うちこのヨガ日記

ヨガの練習や読書、旅、生活、心のなかのこと。

さよならニルヴァーナ 窪美澄 著


人の心は相対的にポーズをとる。こういうことって、ある…。という要素が細かくたくさん描かれています。
実世界よりも人の頭の中のほうが広いということを文章にするなら、こういうことなのだろう。神戸連続児童殺傷事件とオウム真理教のようなカルト教団の要素を重ねたストーリーで、不思議な感覚になります。
この小説には「信じられる人がいないと感じる瞬間」や「それを因果関係のように結びつけてしまう心理」が多く描かれています。以下は設定として非常にキツいところなのですが、娘を殺された母親の母親(老婆)が、こんなセリフを発する場面があります。
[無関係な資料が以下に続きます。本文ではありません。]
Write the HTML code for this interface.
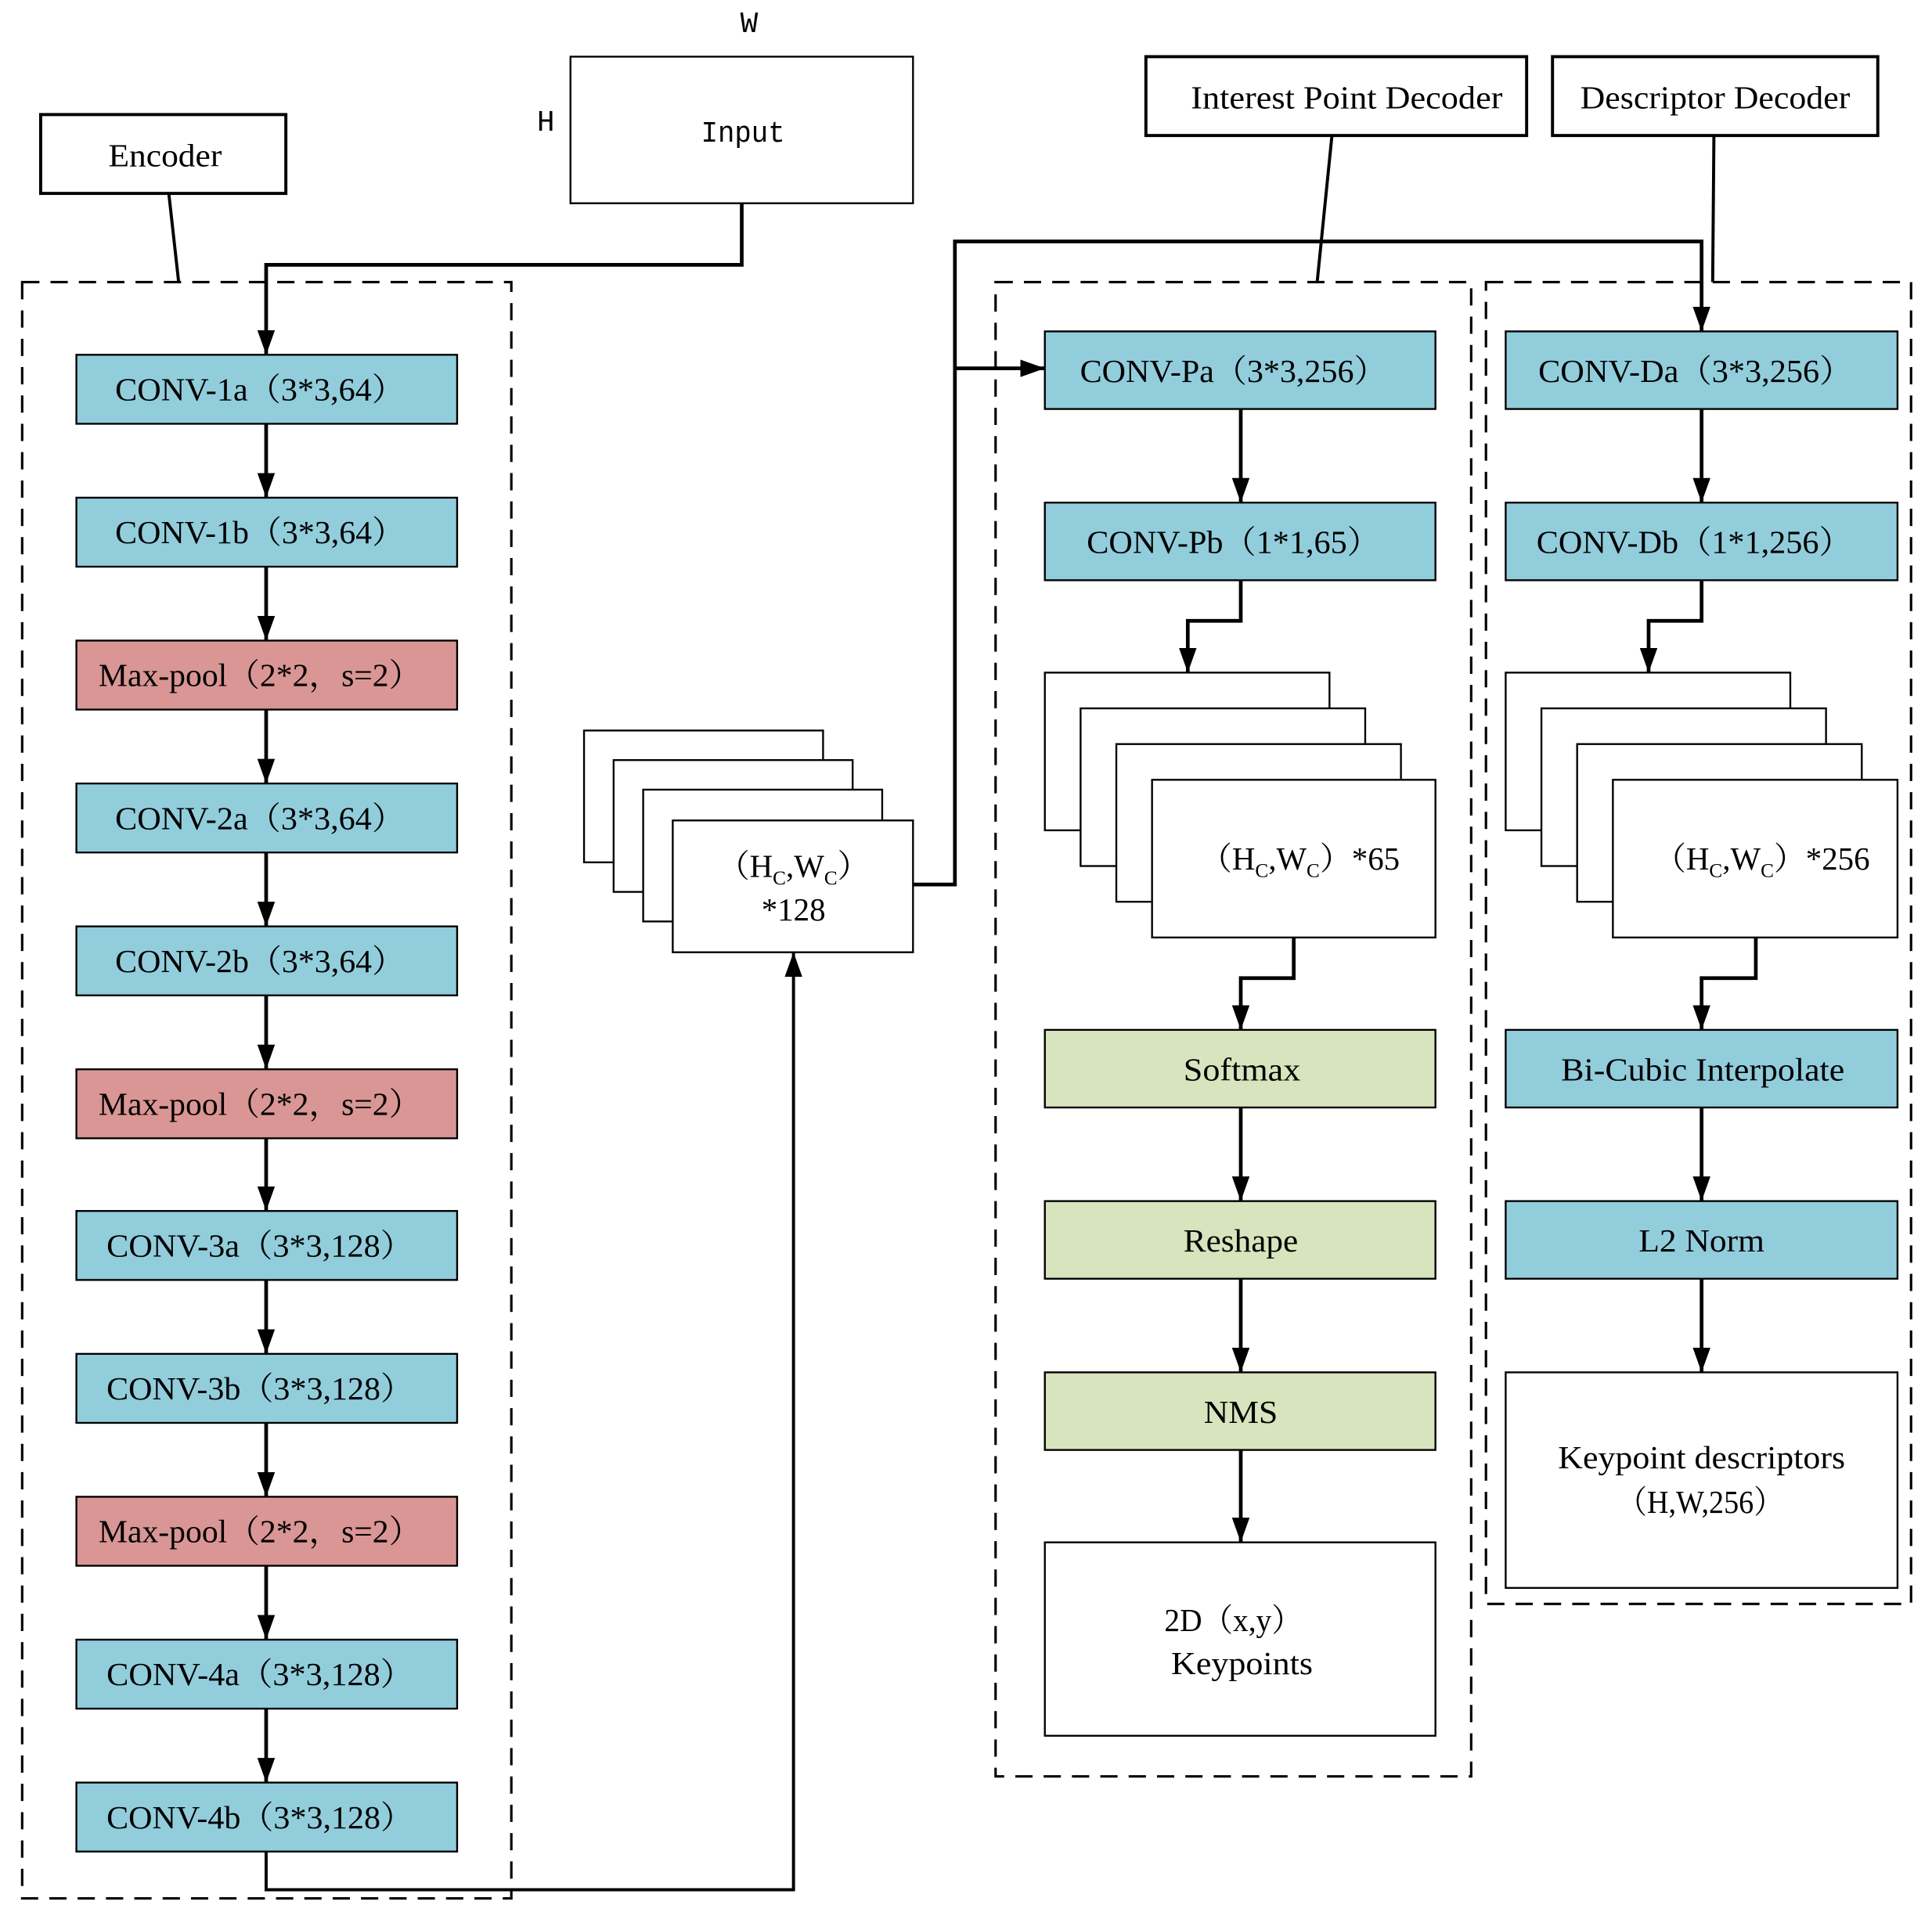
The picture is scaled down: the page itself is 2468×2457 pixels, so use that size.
<!DOCTYPE html>
<html><head><meta charset="utf-8"><style>
html,body{margin:0;padding:0;background:#fff}
svg{display:block}
text{font-family:"Liberation Serif","Noto Serif CJK SC","Noto Sans CJK SC",serif;font-size:26px;fill:#000}
</style></head><body>
<svg width="2468" height="2457" viewBox="0 0 1568 1561" preserveAspectRatio="none" xmlns="http://www.w3.org/2000/svg">
<defs>
<marker id="b" markerWidth="20" markerHeight="28" refX="28" refY="10" orient="auto" markerUnits="userSpaceOnUse" viewBox="0 0 28 20">
<path d="M0,0 L28,10 L0,20 z" fill="#000"/></marker>
</defs>
<g stroke="#000" stroke-width="2" fill="none">
<rect x="18" y="229" width="397" height="1312" stroke-dasharray="14,9"/>
<rect x="808" y="229" width="386" height="1213" stroke-dasharray="14,9"/>
<rect x="1206" y="229" width="345" height="1073" stroke-dasharray="14,9"/>
<rect x="33" y="93" width="199" height="64" stroke-width="2.5"/>
<rect x="930" y="46" width="309" height="64" stroke-width="2.5"/>
<rect x="1260" y="46" width="264" height="64" stroke-width="2.5"/>
<rect x="463" y="46" width="278" height="119" stroke-width="1.5"/>
<line x1="137" y1="157" x2="145" y2="229" stroke-width="2.5"/>
<line x1="1081" y1="110" x2="1069" y2="229" stroke-width="2.5"/>
<line x1="1391" y1="110" x2="1390" y2="229" stroke-width="2.5"/>
</g>
<g stroke="#000" stroke-width="1.5">
<rect x="62" y="288" width="309" height="56" fill="#92CDDC"/>
<rect x="62" y="404" width="309" height="56" fill="#92CDDC"/>
<rect x="62" y="520" width="309" height="56" fill="#D99694"/>
<rect x="62" y="636" width="309" height="56" fill="#92CDDC"/>
<rect x="62" y="752" width="309" height="56" fill="#92CDDC"/>
<rect x="62" y="868" width="309" height="56" fill="#D99694"/>
<rect x="62" y="983" width="309" height="56" fill="#92CDDC"/>
<rect x="62" y="1099" width="309" height="56" fill="#92CDDC"/>
<rect x="62" y="1215" width="309" height="56" fill="#D99694"/>
<rect x="62" y="1331" width="309" height="56" fill="#92CDDC"/>
<rect x="62" y="1447" width="309" height="56" fill="#92CDDC"/>
<rect x="474" y="593" width="194" height="107" fill="#fff"/>
<rect x="498" y="617" width="194" height="107" fill="#fff"/>
<rect x="522" y="641" width="194" height="107" fill="#fff"/>
<rect x="546" y="666" width="195" height="107" fill="#fff"/>
<rect x="848" y="269" width="317" height="63" fill="#92CDDC"/>
<rect x="848" y="408" width="317" height="63" fill="#92CDDC"/>
<rect x="848" y="546" width="231" height="128" fill="#fff"/>
<rect x="877" y="575" width="231" height="128" fill="#fff"/>
<rect x="906" y="604" width="231" height="128" fill="#fff"/>
<rect x="935" y="633" width="230" height="128" fill="#fff"/>
<rect x="848" y="836" width="317" height="63" fill="#D7E4BD"/>
<rect x="848" y="975" width="317" height="63" fill="#D7E4BD"/>
<rect x="848" y="1114" width="317" height="63" fill="#D7E4BD"/>
<rect x="848" y="1252" width="317" height="157" fill="#fff"/>
<rect x="1222" y="269" width="318" height="63" fill="#92CDDC"/>
<rect x="1222" y="408" width="318" height="63" fill="#92CDDC"/>
<rect x="1222" y="546" width="231" height="128" fill="#fff"/>
<rect x="1251" y="575" width="231" height="128" fill="#fff"/>
<rect x="1280" y="604" width="231" height="128" fill="#fff"/>
<rect x="1309" y="633" width="231" height="128" fill="#fff"/>
<rect x="1222" y="836" width="318" height="63" fill="#92CDDC"/>
<rect x="1222" y="975" width="318" height="63" fill="#92CDDC"/>
<rect x="1222" y="1114" width="318" height="175" fill="#fff"/>
</g>
<g stroke="#000" stroke-width="3" fill="none" marker-end="url(#b)">
<polyline points="602,165 602,215 216,215 216,288"/>
<line x1="216" y1="344" x2="216" y2="404"/>
<line x1="216" y1="460" x2="216" y2="520"/>
<line x1="216" y1="576" x2="216" y2="636"/>
<line x1="216" y1="692" x2="216" y2="752"/>
<line x1="216" y1="808" x2="216" y2="868"/>
<line x1="216" y1="924" x2="216" y2="983"/>
<line x1="216" y1="1039" x2="216" y2="1099"/>
<line x1="216" y1="1155" x2="216" y2="1215"/>
<line x1="216" y1="1271" x2="216" y2="1331"/>
<line x1="216" y1="1387" x2="216" y2="1447"/>
<polyline points="216,1503 216,1534 644,1534 644,773" stroke-width="2.5"/>
<polyline points="741,718 775,718 775,196 1381,196 1381,269"/>
<polyline points="775,299 848,299"/>
<line x1="1007" y1="332" x2="1007" y2="408"/>
<polyline points="1007,471 1007,504 964,504 964,546"/>
<polyline points="1050,761 1050,794 1007,794 1007,836"/>
<line x1="1007" y1="899" x2="1007" y2="975"/>
<line x1="1007" y1="1038" x2="1007" y2="1114"/>
<line x1="1007" y1="1177" x2="1007" y2="1252"/>
<line x1="1381" y1="332" x2="1381" y2="408"/>
<polyline points="1381,471 1381,504 1338,504 1338,546"/>
<polyline points="1425,761 1425,794 1381,794 1381,836"/>
<line x1="1381" y1="899" x2="1381" y2="975"/>
<line x1="1381" y1="1038" x2="1381" y2="1114"/>
</g>
<g text-anchor="middle" lengthAdjust="spacingAndGlyphs">
<text x="134" y="135" textLength="92" lengthAdjust="spacingAndGlyphs">Encoder</text>
<text x="1093" y="88" textLength="253" lengthAdjust="spacingAndGlyphs">Interest Point Decoder</text>
<text x="1392" y="88" textLength="219" lengthAdjust="spacingAndGlyphs">Descriptor Decoder</text>
<text x="603" y="115" textLength="68" lengthAdjust="spacingAndGlyphs" style="font-family:'Liberation Mono',monospace;font-size:24px;font-weight:300">Input</text>
<text x="608" y="26" style="font-family:'Liberation Mono',monospace;font-size:24px">W</text>
<text x="443" y="106" style="font-family:'Liberation Mono',monospace;font-size:24px">H</text>
<text x="211" y="325" textLength="235" lengthAdjust="spacingAndGlyphs">CONV-1a（3*3,64）</text>
<text x="211" y="441" textLength="235" lengthAdjust="spacingAndGlyphs">CONV-1b（3*3,64）</text>
<text x="211" y="557" textLength="262" lengthAdjust="spacingAndGlyphs">Max-pool（2*2，s=2）</text>
<text x="211" y="673" textLength="235" lengthAdjust="spacingAndGlyphs">CONV-2a（3*3,64）</text>
<text x="211" y="789" textLength="235" lengthAdjust="spacingAndGlyphs">CONV-2b（3*3,64）</text>
<text x="211" y="905" textLength="262" lengthAdjust="spacingAndGlyphs">Max-pool（2*2，s=2）</text>
<text x="211" y="1020" textLength="249" lengthAdjust="spacingAndGlyphs">CONV-3a（3*3,128）</text>
<text x="211" y="1136" textLength="249" lengthAdjust="spacingAndGlyphs">CONV-3b（3*3,128）</text>
<text x="211" y="1252" textLength="262" lengthAdjust="spacingAndGlyphs">Max-pool（2*2，s=2）</text>
<text x="211" y="1368" textLength="249" lengthAdjust="spacingAndGlyphs">CONV-4a（3*3,128）</text>
<text x="211" y="1484" textLength="249" lengthAdjust="spacingAndGlyphs">CONV-4b（3*3,128）</text>
<text x="644" y="712">（H<tspan font-size="16" dy="6">C</tspan><tspan dy="-6">,W</tspan><tspan font-size="16" dy="6">C</tspan><tspan dy="-6">）</tspan></text>
<text x="644" y="747">*128</text>
<text x="1001" y="310" textLength="249" lengthAdjust="spacingAndGlyphs">CONV-Pa（3*3,256）</text>
<text x="1001" y="449" textLength="238" lengthAdjust="spacingAndGlyphs">CONV-Pb（1*1,65）</text>
<text x="1055" y="706">（H<tspan font-size="16" dy="6">C</tspan><tspan dy="-6">,W</tspan><tspan font-size="16" dy="6">C</tspan><tspan dy="-6">）*65</tspan></text>
<text x="1008" y="877" textLength="95" lengthAdjust="spacingAndGlyphs">Softmax</text>
<text x="1007" y="1016" textLength="93" lengthAdjust="spacingAndGlyphs">Reshape</text>
<text x="1007" y="1155" textLength="60" lengthAdjust="spacingAndGlyphs">NMS</text>
<text x="1001" y="1324" textLength="112" lengthAdjust="spacingAndGlyphs">2D（x,y）</text>
<text x="1008" y="1359" textLength="115" lengthAdjust="spacingAndGlyphs">Keypoints</text>
<text x="1376" y="310" textLength="255" lengthAdjust="spacingAndGlyphs">CONV-Da（3*3,256）</text>
<text x="1375" y="449" textLength="256" lengthAdjust="spacingAndGlyphs">CONV-Db（1*1,256）</text>
<text x="1430" y="706">（H<tspan font-size="16" dy="6">C</tspan><tspan dy="-6">,W</tspan><tspan font-size="16" dy="6">C</tspan><tspan dy="-6">）*256</tspan></text>
<text x="1382" y="877" textLength="230" lengthAdjust="spacingAndGlyphs">Bi-Cubic Interpolate</text>
<text x="1381" y="1016" textLength="102" lengthAdjust="spacingAndGlyphs">L2 Norm</text>
<text x="1381" y="1192" textLength="233" lengthAdjust="spacingAndGlyphs">Keypoint descriptors</text>
<text x="1380" y="1228" textLength="135" lengthAdjust="spacingAndGlyphs">（H,W,256）</text>
</g>
</svg>
</body></html>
「だって、あんた、娘、殺されて、お金いっぱい入ったんでしょ」



こういう人間の一面を描かれたものを読んで、ひどい話なのに孤独感が解消されるような感覚って、ありませんか。わたしはあります。
この部分を読んで、まだ記憶の薄れていない10月の読書時の感覚がリンクしました。「佐野洋子対談集 人生のきほん」で目にした、西原理恵子さんの母親が西原さんに向けて放った言葉(結婚したらその男にあんたの財産がいくんか、みたいなフレーズ)。身内のナマナマしさに疲弊してきた人は、この小説を読んで救われるような気持ちになることがあるかも。


この小説は、末尾の参考文献にラジニーシの本が挙げられているのも興味深いです。殺人者の少年の母親が傾倒する教団について、こんなふうに描かれています。

例えば、何か手に職をつけて安定した収入を得る、そういう考えを母は持たなかった。何かを信仰すれば、自分の人生は必ずいい方向に変わるはず。それが母の人生訓だった。
(135ページ「霧と炎」より)


ただ生きているだけなのに、ふと襲ってくる罪悪感。それを払いのけるために、殺人を犯すまでの精神状態に至る。
このプロセスを薄めた感情が日常に「ないもの」としたほうが殺人者になることを防げると考える人と、「なくはない」としたほうが殺人者になることを防げると考える人がいると思うのですが、わたしは後者です。この小説は、その中間に立とうとする試みがされているように見えました。ふと襲ってくる罪悪感を「毒親」だけにリバースしないためには、誰にでもある「性」についての記述は避けられない。そこもガッチリ描く姿勢に、力強さを感じました。